» Exercise aim:
Reproduce the listing below exactly, beginning with its first line and ending with the line that holds "YAxis, ReferenceArea, CartesianGrid"; pictures are not part of the copy.
* * * * *
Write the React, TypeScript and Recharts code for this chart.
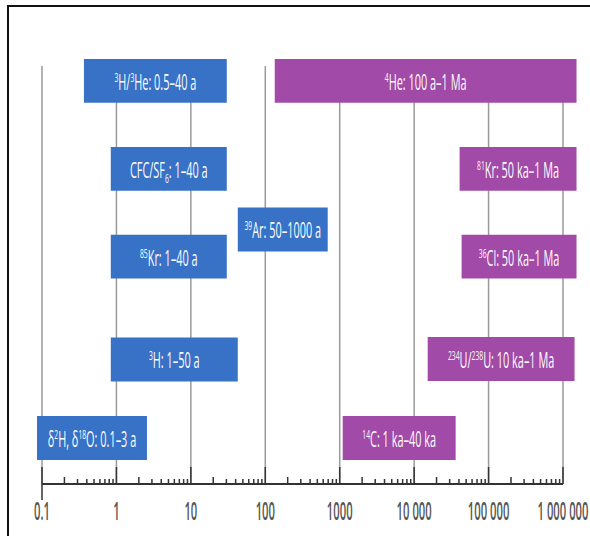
import React from 'react';
import { ComposedChart, XAxis, YAxis, ReferenceArea, CartesianGrid } from 'recharts';

// ---- data ----
const tracerLabels = [
  '^{3}H/^{3}He: 0.5–40 a',
  'CFC/SF_{6}: 1–40 a',
  '^{85}Kr: 1–40 a',
  '^{3}H: 1–50 a',
  'δ^{2}H, δ^{18}O: 0.1–3 a',
  '^{39}Ar: 50–1000 a',
  '^{4}He: 100 a–1 Ma',
  '^{81}Kr: 50 ka–1 Ma',
  '^{36}Cl: 50 ka–1 Ma',
  '^{234}U/^{238}U: 10 ka–1 Ma',
  '^{14}C: 1 ka–40 ka',
];
// visible left / right edges of each box (years, log axis)
const rangeStart = [0.366, 0.84, 0.84, 0.84, 0.0857, 42.7, 134, 40800, 43400, 15200, 1097];
const rangeEnd = [30.4, 30.4, 30.4, 42.7, 2.57, 690, 1520000, 1520000, 1520000, 1430000, 36100];
// vertical lane (0 = top of grid, 100 = axis)
const laneCenter = [3.55, 24.6, 45.6, 70.2, 89.0, 39.1, 3.55, 24.6, 45.6, 70.1, 89.0];
const tracerGroup = ['young', 'young', 'young', 'young', 'young', 'young', 'old', 'old', 'old', 'old', 'old'];

const majorTicks = [0.1, 1, 10, 100, 1000, 10000, 100000, 1000000];
const majorTickLabels = ['0.1', '1', '10', '100', '1000', '10 000', '100 000', '1 000 000'];

// ---- styles ----
const groupColor: Record<string, string> = { young: '#3872C6', old: '#A24AA7' };
const BAR_H = 10.5;
const FONT = '"Open Sans", "Noto Sans", sans-serif';

const minorTicks: number[] = [];
majorTicks.slice(0, -1).forEach((m) => {
  for (let k = 2; k <= 9; k++) minorTicks.push(+(m * k).toPrecision(6));
});
const allTicks = [...majorTicks, ...minorTicks].sort((a, b) => a - b);

type Part = { t: string; k: 'n' | 'sup' | 'sub' };
function parseRich(s: string): Part[] {
  const parts: Part[] = [];
  const re = /(\^|_)\{([^}]*)\}/g;
  let last = 0;
  let m: RegExpExecArray | null;
  while ((m = re.exec(s))) {
    if (m.index > last) parts.push({ t: s.slice(last, m.index), k: 'n' });
    parts.push({ t: m[2], k: m[1] === '^' ? 'sup' : 'sub' });
    last = re.lastIndex;
  }
  if (last < s.length) parts.push({ t: s.slice(last), k: 'n' });
  return parts;
}

function BarLabel(props: any) {
  const vb = props.viewBox || props;
  const { x, y, width, height } = vb;
  const cx = x + width / 2;
  const base = y + height / 2 + 9;
  const parts = parseRich(props.text);
  let cur = 0;
  return (
    <text
      transform={`translate(${cx},${base}) scale(0.52,1)`}
      x={0}
      y={0}
      textAnchor="middle"
      fill="#ffffff"
      fontFamily={FONT}
      fontSize={21}
      opacity={0.99}
    >
      {parts.map((p, i) => {
        const target = p.k === 'sup' ? -8 : p.k === 'sub' ? 5 : 0;
        const dy = target - cur;
        cur = target;
        return (
          <tspan key={i} dy={dy} fontSize={p.k === 'n' ? 21 : 13}>
            {p.t}
          </tspan>
        );
      })}
    </text>
  );
}

function isMajor(v: number) {
  const l = Math.log10(v);
  return Math.abs(l - Math.round(l)) < 1e-6;
}

function renderTick(props: any) {
  const { x, y, payload } = props;
  const v = payload.value;
  if (isMajor(v)) {
    const idx = majorTicks.findIndex((m) => Math.abs(m - v) / m < 1e-6);
    const first = idx === 0;
    return (
      <g>
        <line x1={x} x2={x} y1={y - 17} y2={first ? y + 16 : y} stroke="#333" strokeWidth={1.5} />
        <text
          transform={`translate(${x},${y + 36}) scale(0.45,1)`}
          x={0}
          y={0}
          textAnchor="middle"
          fill="#555"
          fontFamily={FONT}
          fontSize={25}
          fontWeight={600}
          opacity={0.99}
        >
          {majorTickLabels[idx]}
        </text>
      </g>
    );
  }
  const r = Math.round(v / Math.pow(10, Math.floor(Math.log10(v) + 1e-9)));
  const h = r === 2 ? 7 : 5;
  return <line x1={x} x2={x} y1={y - h} y2={y} stroke="#333" strokeWidth={1.5} />;
}

export default function App() {
  return (
    <div
      style={{
        position: 'absolute',
        left: 0,
        top: 0,
        width: 590,
        height: 536,
        overflow: 'hidden',
        background: '#fff',
      }}
    >
      <div
        style={{
          position: 'absolute',
          left: 7,
          top: 5,
          width: 700,
          height: 700,
          border: '2px solid #111',
        }}
      />
      <div style={{ position: 'absolute', left: 0, top: 0 }}>
        <ComposedChart width={590} height={536} margin={{ top: 66, right: 27, bottom: 0, left: 42 }}>
          <CartesianGrid
            horizontal={false}
            vertical
            verticalValues={majorTicks}
            stroke="#9a9a9a"
            strokeWidth={1.5}
          />
          <XAxis
            type="number"
            dataKey="x"
            scale="log"
            domain={[0.1, 1000000]}
            allowDataOverflow
            ticks={allTicks}
            interval={0}
            tickSize={0}
            tickMargin={0}
            tickLine={false}
            axisLine={{ stroke: '#333', strokeWidth: 2 }}
            height={52}
            tick={renderTick}
          />
          <YAxis type="number" domain={[0, 100]} allowDataOverflow reversed hide width={0} />
          {tracerLabels.map((lab, i) => (
            <ReferenceArea
              key={'b' + i}
              x1={rangeStart[i]}
              x2={rangeEnd[i]}
              y1={laneCenter[i] - BAR_H / 2}
              y2={laneCenter[i] + BAR_H / 2}
              fill={groupColor[tracerGroup[i]]}
              fillOpacity={1}
              stroke="none"
              ifOverflow="visible"
              label={<BarLabel text={lab} />}
            />
          ))}
        </ComposedChart>
      </div>
    </div>
  );
}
* * * * *
» Exercise response:
Write the React, TypeScript and Recharts code for this chart.
import React from 'react';
import { ComposedChart, XAxis, YAxis, ReferenceArea, CartesianGrid } from 'recharts';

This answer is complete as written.